The Institute urges the Board to move forward with a reconsideration of Statement No. 123 as soon as practicable. We continue to believe that accounting standards should (1) require issuers to treat the fair value of stock options granted to employees to be recognized as expense in the income statement and (2) ensure uniformity in how stock options are valued for this purpose.2 Mandatory expense treatment is necessary to ensure full and fair disclosure of issuers’ results of operations and financial position. We are pleased to see that the IASB proposal will require issuers following International Accounting Standards to expense the fair value of stock options granted to employees.
Issue No. 7 in the Invitation to Comment requests comment on whether the effect of forfeitures should be incorporated into the estimate of the fair value of options granted. Forfeitures occur when employees do not attain service requirements or performance conditions necessary for the options to vest. Statement No. 123 does not permit an entity to consider the effect of forfeitures when estimating the fair value of options granted. Instead, entities must either recognize forfeitures as they occur (by reducing compensation expense) or estimate the quantity of options to be forfeited and true up that estimate based on actual forfeitures. These two methods result in the same aggregate amount of compensation expense, but the amounts recognized in any single period may differ.
The IASB proposal requires issuers to consider the effects of forfeitures in estimating the fair value of options granted to employees. This means that the entity must incorporate forfeitures into the option-pricing model or adjust the model’s output when estimating the fair value of each option at grant date. When options are forfeited as a result of the employee’s failure to achieve vesting conditions, compensation expense recognized by the entity is not reversed.
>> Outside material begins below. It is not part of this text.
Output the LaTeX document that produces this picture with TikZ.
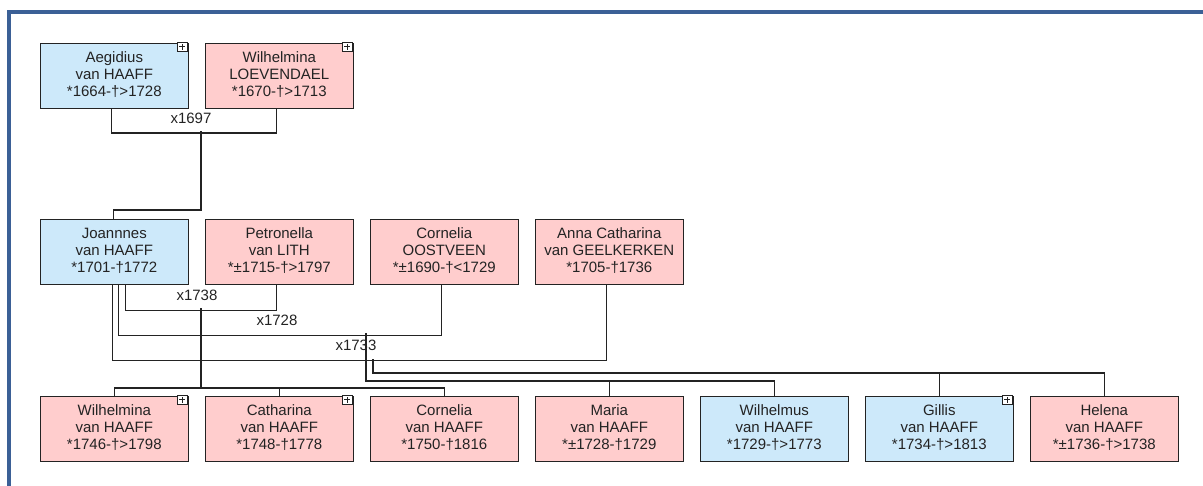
\documentclass[tikz,border=0pt]{standalone}
\usepackage{fontspec}
\setmainfont{Liberation Sans}
\usetikzlibrary{matrix}

\definecolor{male}{RGB}{205,233,250}
\definecolor{fem}{RGB}{255,205,205}
\definecolor{framec}{RGB}{59,96,150}
\definecolor{ink}{RGB}{35,35,35}

\newcommand{\pers}[3]{\begin{tabular}{@{}c@{}}#1\\\relax#2\\\relax#3\end{tabular}}

\tikzset{
  person/.style={draw=ink, line width=1.3pt, minimum width=148pt, minimum height=65pt,
    inner sep=2pt, anchor=center, text=ink, font=\fontsize{15}{17}\selectfont},
  male/.style={fill=male},
  fem/.style={fill=fem},
  wed/.style={inner sep=0pt, text=ink, font=\fontsize{15}{17}\selectfont},
  plusicon/.style={draw=ink, fill=white, line width=0.8pt, minimum size=9.5pt, inner sep=0pt,
    anchor=north east,
    path picture={\draw[line width=1pt]
      ([xshift=-3pt]path picture bounding box.center) -- ([xshift=3pt]path picture bounding box.center)
      ([yshift=-3pt]path picture bounding box.center) -- ([yshift=3pt]path picture bounding box.center);}}
}

\begin{document}
\begin{tikzpicture}[x=1pt, y=-1pt, line width=1.3pt, draw=ink]
\useasboundingbox (0,0) rectangle (1203,485);
\draw[line width=3.5pt, framec] (9,520) -- (9,12) -- (1240,12);

\matrix (m) [matrix of nodes, anchor=north west, inner sep=0pt, nodes={person},
  column sep=15.7pt, row sep=110.2pt] at (39,42) {
|[male]| \pers{Aegidius}{van HAAFF}{*1664-†>1728} &
|[fem]| \pers{Wilhelmina}{LOEVENDAEL}{*1670-†>1713} \\
|[male]| \pers{Joannnes}{van HAAFF}{*1701-†1772} &
|[fem]| \pers{Petronella}{van LITH}{*±1715-†>1797} &
|[fem]| \pers{Cornelia}{OOSTVEEN}{*±1690-†<1729} &
|[fem]| \pers{Anna Catharina}{van GEELKERKEN}{*1705-†1736} \\
|[fem]| \pers{Wilhelmina}{van HAAFF}{*1746-†>1798} &
|[fem]| \pers{Catharina}{van HAAFF}{*1748-†1778} &
|[fem]| \pers{Cornelia}{van HAAFF}{*1750-†1816} &
|[fem]| \pers{Maria}{van HAAFF}{*±1728-†1729} &
|[male]| \pers{Wilhelmus}{van HAAFF}{*1729-†>1773} &
|[male]| \pers{Gillis}{van HAAFF}{*1734-†>1813} &
|[fem]| \pers{Helena}{van HAAFF}{*±1736-†>1738} \\
};

% plus buttons
\foreach \c in {1-1,1-2,3-1,3-2,3-6}
  \node[plusicon] (plus-\c) at ([xshift=-1.5pt,yshift=1pt]m-\c.north east) {};

% marriages
\draw ([xshift=-3pt]m-1-1.south) |- ++(0,24) -| ([xshift=-3pt]m-1-2.south);
\node[wed] (w1697) at (191,118) {x1697};
\draw ([xshift=11pt]m-2-1.south) |- ++(0,25) -| ([xshift=-3pt]m-2-2.south);
\node[wed] (w1738) at (197,295) {x1738};
\draw ([xshift=4pt]m-2-1.south) |- ++(0,50) -| ([xshift=-3pt]m-2-3.south);
\node[wed] (w1728) at (277,320) {x1728};
\draw ([xshift=-2pt]m-2-1.south) |- ++(0,75) -| ([xshift=-3pt]m-2-4.south);
\node[wed] (w1733) at (356,345) {x1733};

% children
\coordinate (k1697) at (201,131);
\coordinate (b1697) at (201,210);
\draw (k1697) -- (b1697) -| ([xshift=-1pt]m-2-1.north);

\coordinate (k1738) at (201,308);
\coordinate (b1738) at (201,388);
\draw (k1738) -- (b1738);
\draw (m-3-1.north) |- (b1738) -| (m-3-3.north);
\draw (m-3-2.north) -- (m-3-2.north |- b1738);

\coordinate (k1728) at (366,333);
\coordinate (b1728) at (366,381);
\draw (k1728) -- (b1728) -| (m-3-5.north);
\draw (m-3-4.north) -- (m-3-4.north |- b1728);

\coordinate (k1733) at (373,359);
\coordinate (b1733) at (373,373);
\draw (k1733) -- (b1733) -| (m-3-7.north);
\draw (m-3-6.north) -- (m-3-6.north |- b1733);
\end{tikzpicture}
\end{document}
Essentially, the IASB proposal treats the services received related to forfeited options as a “contribution” by the employee.
The Institute believes that Statement No. 123’s approach, which excludes forfeitures from the estimate of the fair value of options granted is the most preferable approach. Requiring issuers to estimate future forfeitures and to incorporate that estimate into the option pricing model would enable them to “manage” the fair value of options granted and related compensation expense by adjusting their estimates. In addition, the IASB approach would not seem to allow issuers to adjust compensation expense for any variance between estimated and actual forfeitures. For these reasons, we believe excluding the effects of forfeitures from the estimate of the fair value of options granted combined with adjustment of compensation expense based on actual forfeitures yields the most accurate results. We also believe that analysts and investors are familiar with the Statement No. 123 approach and that adoption of the IASB approach may complicate their ability to estimate compensation expense and future earnings.
We appreciate the Board’s consideration of our comments. If you have any questions, please contact the undersigned at 202/326-5851.
Gregory M. Smith
Director–Operations/Compliance & Fund Accounting
1 The Investment Company Institute is the national association of the American investment company industry. Its membership includes 8,938 open-end investment companies (“mutual funds”), 535 closed-end investment companies, and six sponsors of unit investment trusts. Its mutual fund members have assets of about $6.539 trillion, accounting for approximately 95 percent of total industry assets, and 90.2 million individual shareholders.